Leave No Trace (2018) | Debra Granik

Ben Foster’s war vet Will, widower father to the young teenage girl with the boy’s name of Tom (Thomasin McKenzie), is suffering from some sort of Post Traumatic Stress from his time in the service, living out in the woods, completely off the grid, roughing it in that public park in Oregon.  Director Debra Granik combined these elements with the story of a man who raised his daughter off the grid in their own cabin in Oregon, wanting her to learn from nature and books rather than live her whole life in a world of conformity, though she did have exposure to those elements in her time of custody with her mother, as well as in her teen years, when she went to a high school and became more interested in conforming to society.

Bumblebee (2018) | Travis Knight

This time out, the character of Bumblebee ends up going back to his original look from the toy line and cartoon series of a Volkswagen Beetle, when he arrives on Earth back in 1987 as part of a last-minute escape plan for the Autobots on Cybertron to find an inhabitable planet as theirs is about to be destroyed in an all-out civil war with the Decepticons.  Bumblebee ends up emerging in California, where his dormant state of the Beetle laying in rust in a junkyard, in hiding after being hunted by Sector Seven (the government agency who first discovers him), draws the eye of a troubled teenage girl named Charlie Watson, who views the car as freedom and an opportunity to follow in her recently deceased father’s footsteps by repairing two damaged precious things – the car, and herself.

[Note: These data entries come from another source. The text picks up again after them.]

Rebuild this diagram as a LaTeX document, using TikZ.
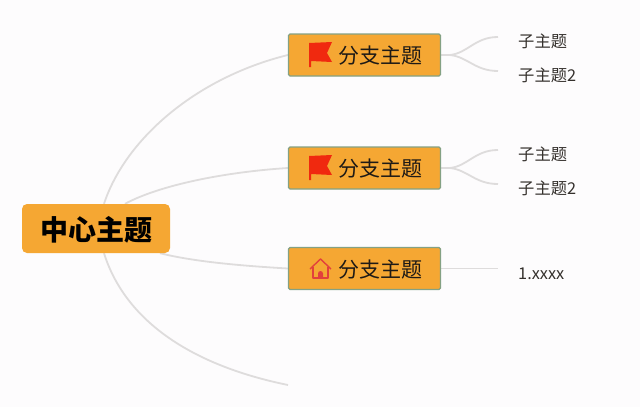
\documentclass[tikz,border=0pt]{standalone}
\usepackage{fontspec}
\setmainfont{Noto Sans CJK SC}
\usetikzlibrary{backgrounds}
\definecolor{mapbg}{HTML}{FDFCFD}
\definecolor{maporange}{HTML}{F5A733}
\definecolor{mapedge}{HTML}{84A184}
\definecolor{mapline}{HTML}{DEDCDC}
\definecolor{mapink}{HTML}{1E1A16}
\definecolor{flagred}{HTML}{F0290F}
\definecolor{housered}{HTML}{E2403C}
\tikzset{
	centernode/.style={fill=maporange,rounded corners=5pt,minimum width=148pt,minimum height=49pt,inner sep=0pt,text height=26pt,text depth=2.8pt,font=\fontsize{28}{30}\selectfont\bfseries,text=black},
	branchnode/.style={fill=maporange,draw=mapedge,line width=1.2pt,rounded corners=1.5pt,minimum height=42pt,inner ysep=0pt,inner xsep=18pt,text width=116pt,text height=19pt,text depth=2pt,align=right,font=\fontsize{21}{24}\selectfont,text=mapink},
	leafnode/.style={anchor=west,inner xsep=20pt,inner ysep=0pt,text height=12pt,text depth=3pt,font=\fontsize{16.3}{18}\selectfont,text=mapink!90},
	link/.style={draw=mapline,line width=1.8pt},
	flagicon/.pic={
		\fill[flagred] (0,1)--(23,0)--(18,11)--(23,20)--(2,19)--(2,25)--(0,25)--cycle;
	},
	houseicon/.pic={
		\draw[housered,line width=1.4pt,line join=round] (0,10)--(10.5,0)--(21,10);
		\draw[housered,line width=1.4pt,line join=round] (3,8)--(3,19)--(18,19)--(18,8);
		\fill[housered] (8,19)--(8,14.5) arc[start angle=180,end angle=360,radius=2.5]--(13,19)--cycle;
	}
}
\begin{document}
\begin{tikzpicture}[x=1pt,y=-1pt]
	\useasboundingbox (0,0) rectangle (640,407);
	\node[centernode] (root) at (96,228.5) {中心主题};
	\node[branchnode] (branch1) at (364.5,55) {分支主题};
	\node[branchnode] (branch2) at (364.5,168) {分支主题};
	\node[branchnode] (branch3) at (364.5,268.5) {分支主题};
	\node[leafnode] (leaf1) at (498,43) {子主题};
	\node[leafnode] (leaf2) at (498,77) {子主题2};
	\node[leafnode] (leaf3) at (498,156) {子主题};
	\node[leafnode] (leaf4) at (498,190) {子主题2};
	\node[leafnode] (leaf5) at (498,274.5) {1.xxxx};
	\coordinate (free1) at (288,385);
	\pic at (309,42) {flagicon};
	\pic at (309,155) {flagicon};
	\pic at (310,259) {houseicon};
	\begin{scope}[on background layer]
		\fill[mapbg] (0,0) rectangle (640,407);
		\draw[link] ([xshift=8pt]root.north) .. controls (125,140) and (195,78) .. (branch1.west);
		\draw[link] ([xshift=29pt]root.north) .. controls (160,185) and (225,172) .. (branch2.west);
		\draw[link] ([xshift=64pt]root.south) .. controls (195,262) and (245,266) .. (branch3.west);
		\draw[link] ([xshift=8pt]root.south) .. controls (125,320) and (190,365) .. (free1);
		\draw[link] (branch1.east) -- (450,55) .. controls (468,53) and (475,37) .. ([yshift=6pt]leaf1.west);
		\draw[link] (branch1.east) -- (450,55) .. controls (468,57) and (475,71) .. ([yshift=6pt]leaf2.west);
		\draw[link] (branch2.east) -- (450,168) .. controls (468,166) and (475,150) .. ([yshift=6pt]leaf3.west);
		\draw[link] (branch2.east) -- (450,168) .. controls (468,170) and (475,184) .. ([yshift=6pt]leaf4.west);
		\draw[link] (branch3.east) -- ([yshift=6pt]leaf5.west);
	\end{scope}
\end{tikzpicture}
\end{document}
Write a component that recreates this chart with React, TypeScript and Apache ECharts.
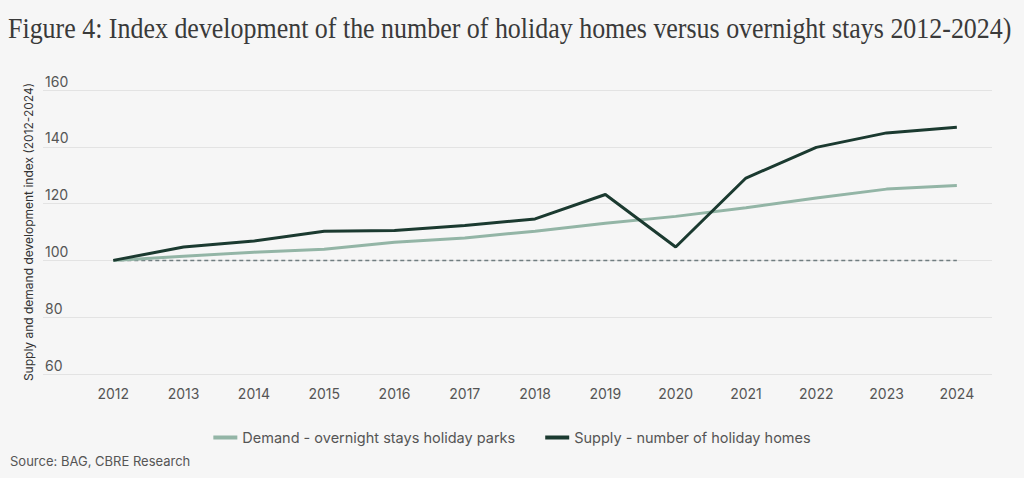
import React, { useEffect, useRef } from "react";
import * as echarts from "echarts";

const years = [2012, 2013, 2014, 2015, 2016, 2017, 2018, 2019, 2020, 2021, 2022, 2023, 2024];
const demand = [100, 101.5, 102.9, 103.9, 106.4, 107.9, 110.3, 113.1, 115.5, 118.5, 122.0, 125.1, 126.4];
const supply = [100, 104.7, 106.8, 110.3, 110.5, 112.3, 114.6, 123.2, 104.7, 129.0, 139.8, 144.9, 146.9];
const baseline = [100, 100, 100, 100, 100, 100, 100, 100, 100, 100, 100, 100, 100];
const yTicks = [60, 80, 100, 120, 140, 160];

const TITLE = "Figure 4: Index development of the number of holiday homes versus overnight stays 2012-2024)";
const SOURCE = "Source: BAG, CBRE Research";
const DEMAND_NAME = "Demand - overnight stays holiday parks";
const SUPPLY_NAME = "Supply - number of holiday homes";
const Y_NAME = "Supply and demand development index (2012-2024)";

const SANS = "Inter, Roboto, 'Noto Sans', sans-serif";

export default function App() {
  const ref = useRef<HTMLDivElement>(null);
  useEffect(() => {
    document.body.style.margin = "0";
    const chart = echarts.init(ref.current!, null, { renderer: "svg" });
    const pair = (arr: number[]) => years.map((y, i) => [y, arr[i]]);
    chart.setOption({
      animation: false,
      backgroundColor: "#f6f6f6",
      legend: {
        data: [DEMAND_NAME, SUPPLY_NAME],
        left: "center",
        top: 425,
        icon: "rect",
        itemWidth: 24,
        itemHeight: 4,
        itemGap: 30,
        textStyle: { fontFamily: SANS, fontSize: 14.5, color: "#555" },
      },
      graphic: [
        {
          type: "text",
          x: 8,
          y: 13,
          scaleX: 0.895,
          style: {
            text: TITLE,
            fontFamily: "'Liberation Serif', 'DejaVu Serif', serif",
            fontSize: 29,
            fill: "#3a3a3a",
          },
        },
        {
          type: "text",
          left: 10,
          top: 454,
          style: { text: SOURCE, fontFamily: SANS, fontSize: 13, fill: "#555" },
        },
      ],
      grid: { left: 43, right: 32, top: 90, bottom: 104 },
      xAxis: {
        type: "value",
        min: 2011,
        max: 2024.5,
        interval: 1,
        axisLine: { show: false },
        axisTick: { show: false },
        splitLine: { show: false },
        axisLabel: {
          margin: 12,
          fontFamily: SANS,
          fontSize: 14,
          color: "#555",
          showMinLabel: false,
          showMaxLabel: false,
          formatter: (v: number) => (years.indexOf(v) >= 0 ? String(v) : ""),
        },
      },
      yAxis: {
        type: "value",
        min: yTicks[0],
        max: yTicks[yTicks.length - 1],
        interval: 20,
        name: Y_NAME,
        nameLocation: "middle",
        nameGap: 8,
        nameTextStyle: { fontFamily: SANS, fontSize: 12, color: "#333" },
        axisLine: { show: false },
        axisTick: { show: false },
        splitLine: { lineStyle: { color: "#e3e3e3", width: 1 } },
        axisLabel: {
          inside: true,
          margin: 2,
          verticalAlign: "bottom",
          align: "left",
          fontFamily: SANS,
          fontSize: 14,
          color: "#555",
          padding: [0, 0, 2, 0],
        },
      },
      series: [
        {
          name: "Baseline",
          type: "line",
          data: pair(baseline),
          symbol: "none",
          silent: true,
          lineStyle: { color: "#707d80", width: 1.5, type: [4, 3] },
          z: 1,
        },
        {
          name: DEMAND_NAME,
          type: "line",
          data: pair(demand),
          symbol: "none",
          itemStyle: { color: "#93b5a6" },
          lineStyle: { color: "#93b5a6", width: 3 },
          z: 2,
        },
        {
          name: SUPPLY_NAME,
          type: "line",
          data: pair(supply),
          symbol: "none",
          itemStyle: { color: "#1b3a30" },
          lineStyle: { color: "#1b3a30", width: 3 },
          z: 3,
        },
      ],
    });
    return () => chart.dispose();
  }, []);
  return <div ref={ref} style={{ width: 1024, height: 478, position: "absolute", left: 0, top: 0 }} />;
}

BlacKkKlansman (2018) | Spike Lee

In this Spike Lee joint, we go back to the 1970s, where we find Ron Stallworth, the first black police detective working for the Colorado Springs Police Department.  In one of his first assignments after laboring behind the scenes to test the waters as a file clerk, Ron is hired to go undercover to record a speech being given locally by black activist Kwame Ture (Corey Hawkins), formerly known as Stokely Carmichael, at a nearby college, in which the subject is black empowerment, racist law enforcement, and preparation for the race war they feel will be inevitable. The police thought the speech would incite violence, but Ron saw the speech as just talk in that regard, and inspiring otherwise.